Last week, the CRC voted 2-1, with two abstentions, to not renew Curaleaf’s five adult-use licenses, which covered two dispensaries and two grow sites, one of which was also licensed for processing. In recent weeks Curaleaf decided to shut down its grow site in Bellmawr, resulting in at least five layoffs. The company failed to note the facilities change in the paperwork it filed with the CRC prior to the meeting.

"I am concerned with the layoffs that were made a month ago before any information was provided to the commission," said Houenou during that meeting. "I think it's important for the board to have proper insight and timely notice of major changes to facility operations." 

Curaleaf’s representatives faced additional scrutiny during the April 13 meeting for the lack of details on their social equity and community development plans. The timing of the closure was also of concern to the CRC because the workers at Curaleaf’s Bellmawr were in the midst of a union organizing campaign when the facility was shut down.

Curaleaf's Chief Compliance Officer James Shorris, who spoke before the commission on April 13, said that the decision to shut down the Bellmawr grow facility was announced last month. He also said the decision was made to streamline the business and address reduced demand from the market. Shorris noted that only five employees from Bellmawr were laid off.

"In Bellmawr, every employee who was impacted or would be impacted by that reduction was offered another position if they were eligible for that. All employees, less five, who were not eligible because of their job performance and other issues, were given those offers and have taken them when they sought fit to do so," said Shorris. “We certainly reduced Bellmawr, but I don't know if that's a permanent thing. Maybe we'll see what happens as the market matures in New Jersey.”

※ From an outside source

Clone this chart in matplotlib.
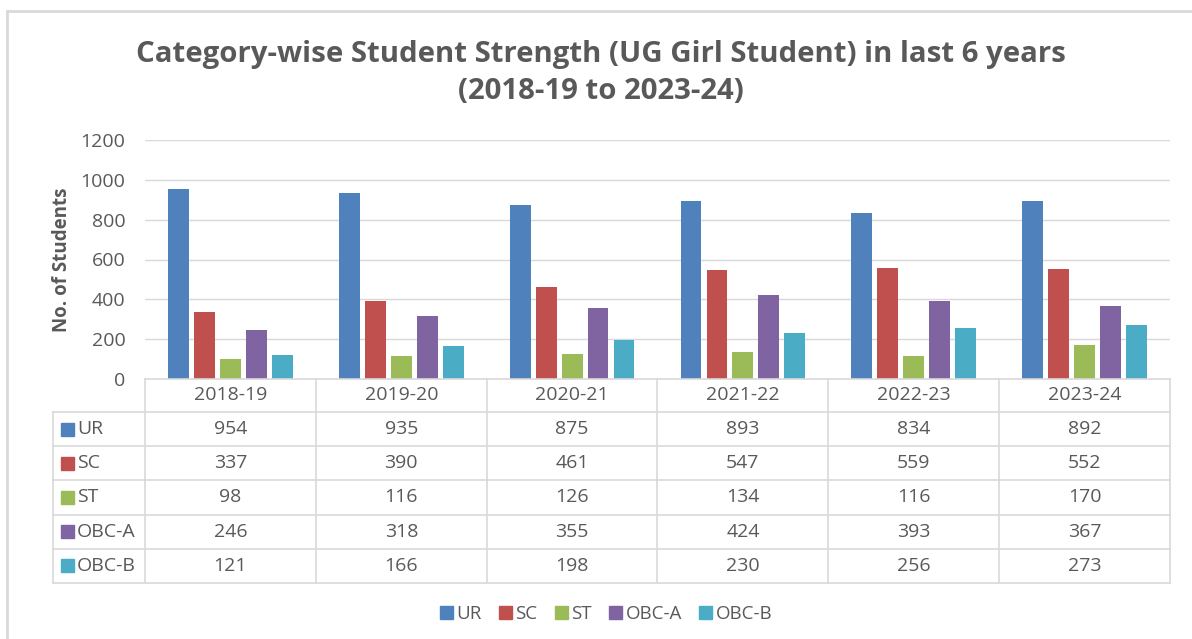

Ultimately, Houenou was one of the two commissioners who abstained from voting until they could get more information from Curaleaf about the decision to shut down their cultivation site.

“If you violate the labor peace agreement, then theoretically you’re violating the law,” said Hugh Giordano, union representative with UFCW Local 360.

Earlier this year, Local 360 was working with employees at Curaleaf’s Bellmawr location to organize. Over 100 workers at the Bellmawr retail site joined the union on March 5, with additional organizing underway among workers in cultivation and processing. At about the same time, Curaleaf made the decision to shut down cultivation at the site with offers to reassign most of the displaced employees.

“We had a majority of the workers at Bellmawr signed up and then [Curaleaf] said they had to shut down,” said Giordano. “It was too much of a coincidence in our view.”

Despite the ongoing tension between the union and the company, Giordano applauded the stipulations that the CRC placed upon Curaleaf in terms of adhering to state labor laws and working with the union.

“We want to have a good relationship,” he said. “We believe in labor peace, we don’t want to be enemies.”  

Curaleaf, one of the country's largest multi-state cannabis organizations, operates in 19 different markets with at least 150 dispensaries, according to the company's website. In recent months, the company has come under scrutiny for its financial ties to Russian oligarch Roman Abramovich, with ongoing investigations in Massachusetts, Connecticut and Vermont.